Including tax transparency provisions in Basel III is a mismatch for a set of rules designed "to improve financial stability with regulations that target adequate risk management and the establishment of adequate capital requirements, so financial institutions and the financial system can better withstand more sudden or severe shocks or stresses," says Jefferson Braswell, a member of the Private Sector Preparatory Group (PSPG), started as an industry advisory group for the Financial Stability Board (FSB).

"Asking that Basel issue such an edict is a misuse of the Basel process for setting risk management and financial stability practices," continues Braswell, who is a founding partner of Tahoe Blue, a data standards and risk management consultancy. "In fact, it has nothing to do with the mission of Basel III or any other version of Basel."

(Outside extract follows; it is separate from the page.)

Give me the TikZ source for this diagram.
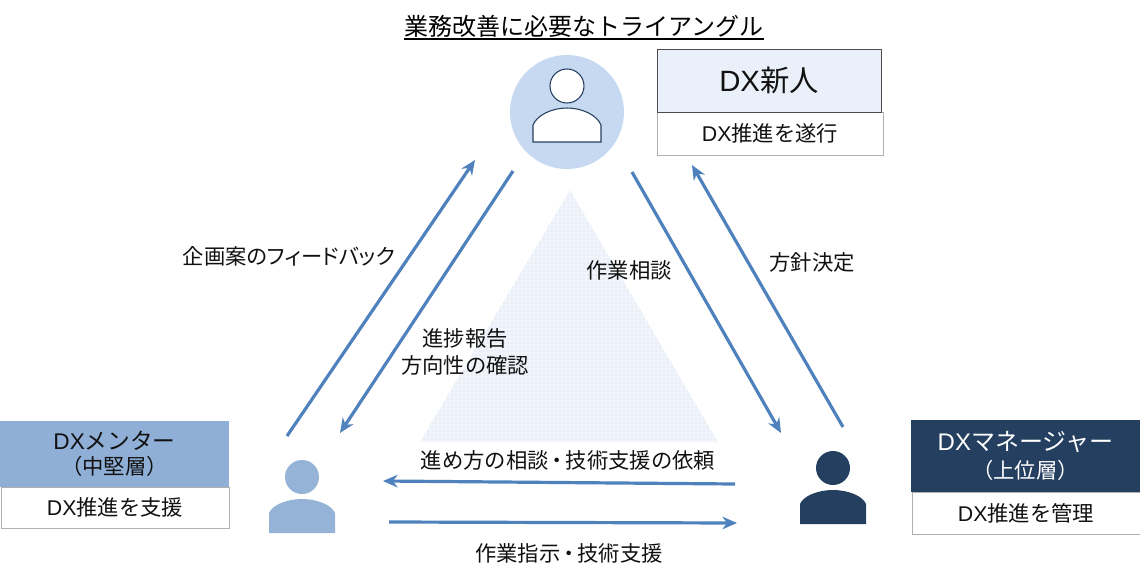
\documentclass[tikz,border=0pt]{standalone}
\usepackage{fontspec}
\setmainfont{Noto Sans CJK JP}
\newfontfamily\latinfont{Liberation Sans}
\newfontfamily\paltfont[RawFeature=+palt]{Noto Sans CJK JP}
\usetikzlibrary{patterns,arrows.meta}
\newcommand{\dxmark}{{\latinfont DX}}
\newcommand{\tightdot}{\hspace{-1.6pt}・\hspace{-1.6pt}}
\definecolor{arrowblue}{HTML}{4F81BD}
\definecolor{topcircle}{HTML}{C6D9F1}
\definecolor{topband}{HTML}{E9F0FA}
\definecolor{midband}{HTML}{8FAFD6}
\definecolor{navy}{HTML}{243F60}
\definecolor{midperson}{HTML}{95B3D7}
\definecolor{graybox}{HTML}{B0B0B0}
\definecolor{dotblue}{HTML}{C4D6EC}
\definecolor{trifill}{HTML}{F1F5FB}
\definecolor{ink}{HTML}{111111}
\tikzset{
  px/.style={x=0.75pt,y=-0.75pt},
  flow/.style={draw=arrowblue,line width=2.4pt,-{Stealth[length=11pt,width=9.5pt]}},
  lab/.style={font=\fontsize{16}{20}\selectfont,text=ink,inner sep=0pt,anchor=center,align=center},
  band/.style={inner sep=0pt,outer sep=0pt,anchor=north west,align=center},
  subbox/.style={band,draw=graybox,line width=0.6pt,fill=white,font=\fontsize{16}{20}\selectfont,text=ink},
}
\begin{document}
\begin{tikzpicture}[px]
\useasboundingbox (0,0) rectangle (1140,579);
% central triangle
\fill[trifill] (570,190) -- (718,442) -- (420,442) -- cycle;
\fill[pattern=dots,pattern color=dotblue] (570,190) -- (718,442) -- (420,442) -- cycle;
% title
\node[lab,font=\fontsize{18}{22}\selectfont,text=black] (title) at (584,26) {業務改善に必要なトライアングル};
\draw[black,line width=1pt] (title.west |- 0,39) -- (title.east |- 0,39);
% top person
\node[circle,fill=topcircle,minimum size=114*0.75pt,inner sep=0pt] (newbiecircle) at (567,112) {};
\node[circle,draw=navy,fill=white,line width=0.8pt,minimum size=34*0.75pt,inner sep=0pt] (newbiehead) at (567,86) {};
\draw[navy,fill=white,line width=0.8pt] (533,142) -- (533,125) .. controls (537,115) and (552,108) .. (567,108) .. controls (582,108) and (597,115) .. (601,125) -- (601,142) -- cycle;
% mentor person
\node[circle,fill=midperson,minimum size=34*0.75pt,inner sep=0pt] (mentorhead) at (302,477) {};
\fill[midperson] (269,533) -- (269,513) .. controls (272,505) and (287,499) .. (302,499) .. controls (317,499) and (332,505) .. (335,513) -- (335,533) -- cycle;
% manager person
\node[circle,fill=navy,minimum size=34*0.75pt,inner sep=0pt] (managerhead) at (833,468) {};
\fill[navy] (800,524) -- (800,504) .. controls (803,496) and (818,490) .. (833,490) .. controls (848,490) and (863,496) .. (866,504) -- (866,524) -- cycle;
% newbie box
\node[subbox,minimum width=226*0.75pt,minimum height=43*0.75pt] (newbiesub) at (657,112) {\dxmark 推進を遂行};
\node[band,draw=black!70,line width=0.6pt,fill=topband,minimum width=224*0.75pt,minimum height=63*0.75pt,font=\fontsize{22}{26}\selectfont,text=ink] (newbiehdr) at (657,49) {\dxmark 新人};
% mentor box
\node[subbox,minimum width=228*0.75pt,minimum height=41*0.75pt] (mentorsub) at (1,487) {\dxmark 推進を支援};
\node[band,fill=midband,minimum width=229*0.75pt,minimum height=66*0.75pt,text=ink] (mentorhdr) at (0,421) {\fontsize{17}{22}\selectfont\dxmark メンター\\[3.5pt]\fontsize{16}{20}\selectfont （中堅層）};
% manager box
\node[subbox,minimum width=228*0.75pt,minimum height=42*0.75pt] (managersub) at (912,492) {\dxmark 推進を管理};
\node[band,fill=navy,minimum width=229*0.75pt,minimum height=72*0.75pt,text=white] (managerhdr) at (911,420) {\fontsize{18}{23}\selectfont\dxmark マネージャー\\[4.7pt]\fontsize{16}{20}\selectfont （上位層）};
% connector ends
\coordinate (a1) at (287,436); \coordinate (a2) at (475,160);
\coordinate (b1) at (513,171); \coordinate (b2) at (340,433);
\coordinate (c1) at (632,172); \coordinate (c2) at (781,433);
\coordinate (d1) at (843,427); \coordinate (d2) at (692,165);
\coordinate (e1) at (735,484); \coordinate (e2) at (383,481);
\coordinate (f1) at (389,522); \coordinate (f2) at (737,523);
\draw[flow] (a1) -- (a2);
\draw[flow] (b1) -- (b2);
\draw[flow] (c1) -- (c2);
\draw[flow] (d1) -- (d2);
\draw[flow] (e1) -- (e2);
\draw[flow] (f1) -- (f2);
% labels
\node[lab] (l1) at (289,256) {\paltfont 企画案のフィードバック};
\node[lab] (l2) at (465,352) {進捗報告\\方向性の確認};
\node[lab] (l3) at (629,270) {作業相談};
\node[lab] (l4) at (812,262) {方針決定};
\node[lab] (l5) at (568,460) {進め方の相談\tightdot 技術支援の依頼};
\node[lab] (l6) at (569,553) {作業指示\tightdot 技術支援};
\end{tikzpicture}
\end{document}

Basel II regulation, the prior version of the capital adequacy rules, already includes "Pillar 3" disclosure provisions that cover transparency of tax payments, making the inclusion of the issue in Basel III unnecessary, according to Mayra Rodríguez Valladares, managing principal of consultancy MRV Associates, who follows the course of Basel III regulation provisions and implementation.

"If no-one implements [the Pillar 3 provisions] or supervises them uniformly, then it's pointless," she says.

Certainly there is pressure to keep major corporations from dodging taxes, which makes the push for transparency of tax payment data understandable. Pillar 3, more broadly, is meant to ensure disclosure of risk exposures, so maybe specificity about tax payments couldn't hurt.

Does that belong in Basel III, however? And will that priority be well-served as one piece of a new regulatory regime that will gestate until 2019 before it takes full effect? This is hitching tax collection enforcement to the wrong vehicle.